Data for processing:
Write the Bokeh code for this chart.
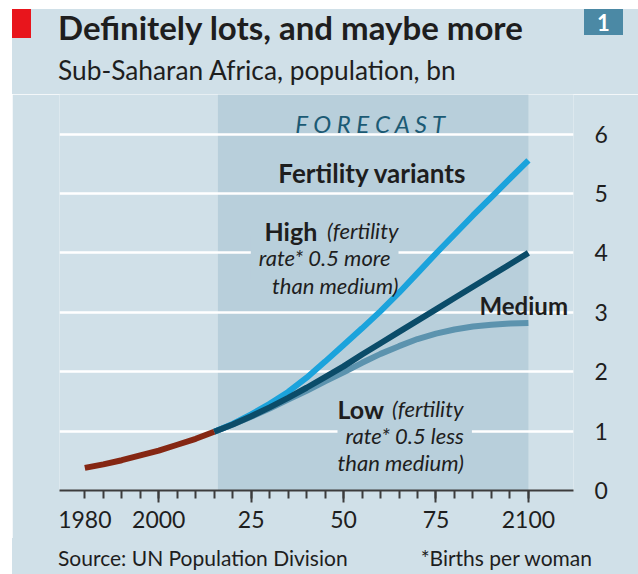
from bokeh.plotting import figure
from bokeh.models import Range1d, FixedTicker, Label, BoxAnnotation, Spacer, Div
from bokeh.layouts import row, column
from bokeh.embed import file_html
from bokeh.resources import INLINE

# ---------------- data ----------------
years_hist = [1980, 1985, 1990, 1995, 2000, 2005, 2010, 2015]
pop_hist = [0.38, 0.44, 0.51, 0.59, 0.67, 0.77, 0.87, 0.99]

years_fc = [2015, 2020, 2025, 2030, 2035, 2040, 2045, 2050, 2055,
            2060, 2065, 2070, 2075, 2080, 2085, 2090, 2095, 2100]
pop_high = [0.99, 1.12, 1.28, 1.46, 1.66, 1.90, 2.17, 2.45, 2.73,
            3.02, 3.33, 3.66, 3.99, 4.31, 4.63, 4.94, 5.25, 5.56]
pop_medium = [0.99, 1.11, 1.25, 1.40, 1.56, 1.73, 1.91, 2.09, 2.29,
              2.48, 2.67, 2.86, 3.05, 3.24, 3.43, 3.62, 3.81, 4.00]
pop_low = [0.99, 1.11, 1.24, 1.38, 1.53, 1.68, 1.84, 1.99, 2.15,
           2.30, 2.43, 2.55, 2.64, 2.71, 2.76, 2.79, 2.81, 2.82]

forecast_start, forecast_end = 2016, 2100
x_ticks = list(range(1980, 2101, 5))
x_long_ticks = [2000, 2025, 2050, 2075, 2100]
x_tick_labels = {1980: "1980", 2000: "2000", 2025: "25", 2050: "50", 2075: "75", 2100: "2100"}
y_ticks = [0, 1, 2, 3, 4, 5, 6]

title = "Definitely lots, and maybe more"
subtitle = "Sub-Saharan Africa, population, bn"
source = "Source: UN Population Division"
footnote = "*Births per woman"
chart_number = "1"

# ---------------- style ----------------
FONT = "Lato"
BG = "#d0e0e8"
SHADE = "#b8cfdb"
TXT = "#1e1e1e"
AX = "#3c3c3c"
RED = "#e8151c"
NUMBOX = "#4b89a5"
C_HIST = "#852713"
C_HIGH = "#1ba3dc"
C_MED = "#0b4c69"
C_LOW = "#5c93ae"
C_FC = "#1b5a74"

PAGE_W, PAGE_H = 638, 574
X0, Y0 = 12, 9                 # white strip left / top
HEAD_H = 94                    # page 0 .. 94
FRAME_H = 396                  # page 94 .. 490
AXIS_H = 48                    # page 490 .. 538
FOOT_H = PAGE_H - HEAD_H - FRAME_H - AXIS_H   # 36
W = PAGE_W - X0
BL, BR = 59 - X0, PAGE_W - 573


def svg_text(x, y, text, size, weight="normal", color=TXT, anchor="start"):
    return (f'<text x="{x}" y="{y}" text-anchor="{anchor}" '
            f'style="font-family:{FONT};font-weight:{weight};font-size:{size}px;fill:{color}">'
            f'{text}</text>')


# ---------------- header (inline svg in a Div) ----------------
head_svg = (
    f'<svg xmlns="http://www.w3.org/2000/svg" width="{PAGE_W}" height="{HEAD_H}" style="display:block">'
    f'<rect x="0" y="0" width="{PAGE_W}" height="{HEAD_H}" fill="white"/>'
    f'<rect x="{X0}" y="{Y0}" width="{PAGE_W - X0}" height="{HEAD_H - Y0}" fill="{BG}"/>'
    f'<rect x="12" y="9" width="19" height="29" fill="{RED}"/>'
    f'<rect x="584" y="9" width="39" height="26" fill="{NUMBOX}"/>'
    + svg_text(603.5, 31, chart_number, 22, "bold", "white", "middle")
    + svg_text(58, 40, title, 33, "bold")
    + svg_text(58, 80, subtitle, 26.3)
    + '</svg>')
head = Div(text=head_svg, width=PAGE_W, height=HEAD_H, styles={"margin": "0", "padding": "0"})

# ---------------- footer ----------------
foot_svg = (
    f'<svg xmlns="http://www.w3.org/2000/svg" width="{PAGE_W}" height="{FOOT_H}" style="display:block">'
    f'<rect x="0" y="0" width="{PAGE_W}" height="{FOOT_H}" fill="white"/>'
    f'<rect x="{X0}" y="0" width="{PAGE_W - X0}" height="{FOOT_H}" fill="{BG}"/>'
    + svg_text(58, 28, source, 21)
    + svg_text(592, 28, footnote, 21, anchor="end")
    + '</svg>')
foot = Div(text=foot_svg, width=PAGE_W, height=FOOT_H, styles={"margin": "0", "padding": "0"})

# ---------------- main chart ----------------
p = figure(width=W, height=FRAME_H + AXIS_H, output_backend="svg", toolbar_location=None,
           x_range=Range1d(1973.15, 2112.2), y_range=Range1d(0, 6.667),
           y_axis_location="right",
           min_border_left=BL, min_border_right=BR, min_border_top=0, min_border_bottom=AXIS_H,
           background_fill_color=BG, border_fill_color=BG, outline_line_color=None)

p.add_layout(BoxAnnotation(left=forecast_start, right=forecast_end, fill_color=SHADE,
                           fill_alpha=1, line_color=None, level="image"))

p.xgrid.grid_line_color = None
p.ygrid.ticker = FixedTicker(ticks=y_ticks)
p.ygrid.grid_line_color = "white"
p.ygrid.grid_line_width = 2.5

xa = p.xaxis[0]
xa.ticker = FixedTicker(ticks=x_ticks, minor_ticks=x_long_ticks)
xa.major_label_overrides = {t: x_tick_labels.get(t, "") for t in x_ticks}
xa.axis_line_color = AX
xa.axis_line_width = 2
xa.major_tick_line_color = AX
xa.major_tick_line_width = 2
xa.major_tick_in = 0
xa.major_tick_out = 8
xa.minor_tick_line_color = AX
xa.minor_tick_line_width = 2
xa.minor_tick_in = 0
xa.minor_tick_out = 12
xa.major_label_standoff = 8
xa.major_label_text_font = FONT
xa.major_label_text_font_size = "23px"
xa.major_label_text_color = TXT

ya = p.yaxis[0]
ya.ticker = FixedTicker(ticks=y_ticks)
ya.axis_line_color = None
ya.major_tick_line_color = None
ya.minor_tick_line_color = None
ya.major_tick_in = 0
ya.major_tick_out = 0
ya.major_label_standoff = 21
ya.major_label_text_font = FONT
ya.major_label_text_font_size = "23px"
ya.major_label_text_color = TXT

p.line(years_fc, pop_low, line_width=6, color=C_LOW)
p.line(years_fc, pop_high, line_width=6, color=C_HIGH)
p.line(years_fc, pop_medium, line_width=6, color=C_MED)
p.line(years_hist, pop_hist, line_width=6, color=C_HIST)

mx, my = 59, HEAD_H + FRAME_H   # page coords of frame bottom-left


def lab(text, px, py, size, style="normal", color=TXT, align="left", bg=None):
    l = Label(x=px - mx, y=my - py, x_units="screen", y_units="screen", text=text,
              text_font=FONT, text_font_size=f"{size}px", text_font_style=style,
              text_color=color, text_align=align, text_baseline="alphabetic")
    if bg is not None:
        l.background_fill_color = bg
        l.padding = 8
    p.add_layout(l)


lab("F O R E C A S T", 371, 123, 24, "italic", C_FC, "center")
lab("Fertility variants", 372, 172, 26, "bold", TXT, "center")

lab("rate* 0.5 more", 398, 257, 22, "italic", TXT, "right", bg=SHADE)
lab("High", 264, 230, 25, "bold")
lab("(fertility", 398, 230, 22, "italic", TXT, "right")
lab("than medium)", 398, 285, 22, "italic", TXT, "right")

lab("Medium", 479, 305, 24, "bold")

lab("rate* 0.5 less", 337, 435, 22, "italic", TXT, "left", bg=SHADE)
lab("Low", 337, 408, 25, "bold")
lab("(fertility", 463, 408, 22, "italic", TXT, "right")
lab("than medium)", 337, 462, 22, "italic", TXT, "left")

layout = column(head,
                row(Spacer(width=X0, height=FRAME_H + AXIS_H), p, spacing=0),
                foot, spacing=0)

open("out.html", "w").write(file_html(layout, INLINE))
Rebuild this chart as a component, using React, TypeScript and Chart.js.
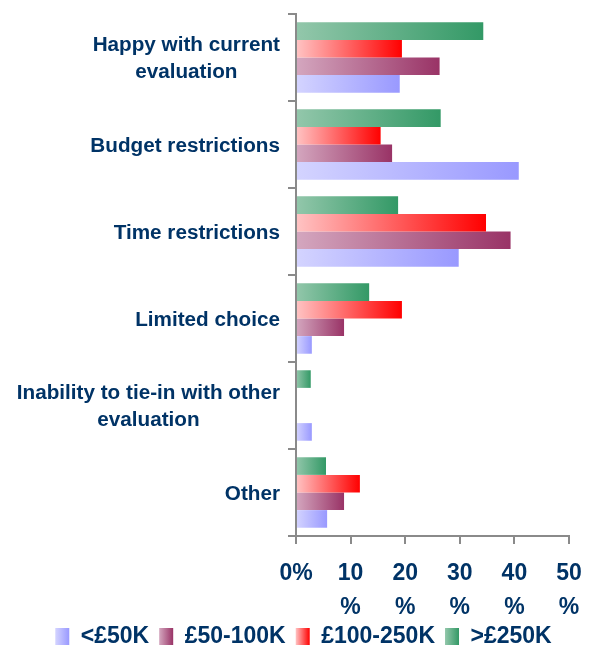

Problem description: Up to and including the line with "pop_hist = [0.38, 0.44, 0.51, 0.59, 0.67, 0.77, 0.87, 0.99]", copy the data above from its first line. Skip pictures.

Solution for this task:
Write the Bokeh code for this chart.
from bokeh.plotting import figure
from bokeh.models import Range1d, FixedTicker, Label, BoxAnnotation, Spacer, Div
from bokeh.layouts import row, column
from bokeh.embed import file_html
from bokeh.resources import INLINE

# ---------------- data ----------------
years_hist = [1980, 1985, 1990, 1995, 2000, 2005, 2010, 2015]
pop_hist = [0.38, 0.44, 0.51, 0.59, 0.67, 0.77, 0.87, 0.99]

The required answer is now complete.